Tuesday, January 10, 2012
Yes, New York again. I know the blog is called Elizabeth Minchilli in Rome, but since I seem to be the resident New Yorker for a lot of my Roman friends, I’m taking the opportunity to post about some of our favorite places we visit every time we’re in town.
As you’d imagine, when in NYC, we steer clear of pizza, pasta and anything else even vaguely Italian. Instead it’s either 100% American (like Peels) or else from a far away continent - preferably Asia.
One of our traditional stops is at Jing Fong, for dim sum. I’m sure there are probably quainter, or even better, dim sum places in Chinatown, (and you can check out this app for everything you’ve ever wanted to know about that neighborhood) but we love Jing Fong, in all it’s glorious, tacky, Hong-Kongish, over-the-stop splendor.

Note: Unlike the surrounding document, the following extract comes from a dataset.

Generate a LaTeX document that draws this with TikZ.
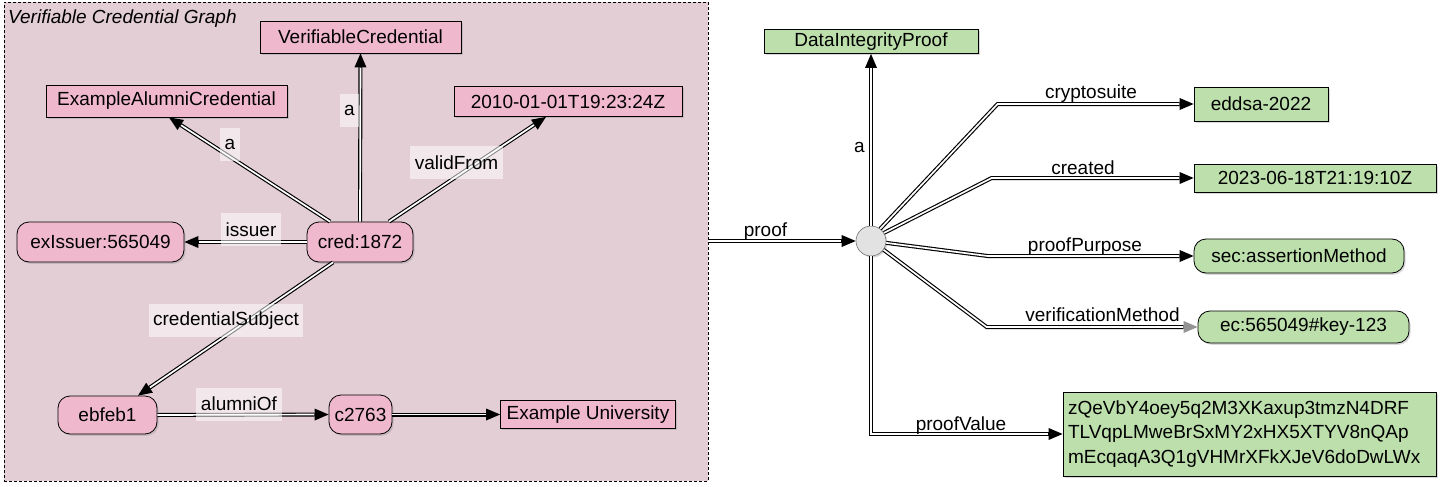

If you’re lucky, or go off hours, just ride the escalator straight up to the dining room. If not, give your name to the lady behind the podium. She will give you a completely random number (don’t worry if numbers before or after yours get called) which should get you seated in under ten minutes.
Why the short wait? The place is huge. And by huge, I mean HUGE. This is Chinese banquet style dining, big time. The stage at one end of the room is usually decorated with an elaborate balloon arrangement, ready or left over for some wedding or birthday. (Notice that almost all the other tables are full of Chinese families)
You’ll be shown to your table, given a little slip of gridded paper, and the show begins. Kerchiefed ladies pushing steam carts between the rows of tables pass by, yelling out undecipherable names of whatever is held in their bamboo baskets. We usually grab one or two of everything. The ladies squeeze the appropriate sauce atop our dumplings, check off our running tab on the numbered card, and wheel away.
Tiny pork-stuffed dumplings, thick rice noodles wrapped around chopped beef, fluffy pork buns. All is good.
Eventually we make a trip up to the buffet, which is always a surprise. Piles of seasonal greens, tripe and this time around mini steamed eggplants stuffed with shrimp. Noodles are ordered off the small menu, and come out from the kitchen. Worth the wait.
It’s always hard to tell when we’re done. It’s so easy to continue grabbing just one more bamboo basket, just one more plate from the buffet. But eventually we take our tab up to the cashier, pay our bill (shockingly cheap) and take the escalator back down to continue on our New York day.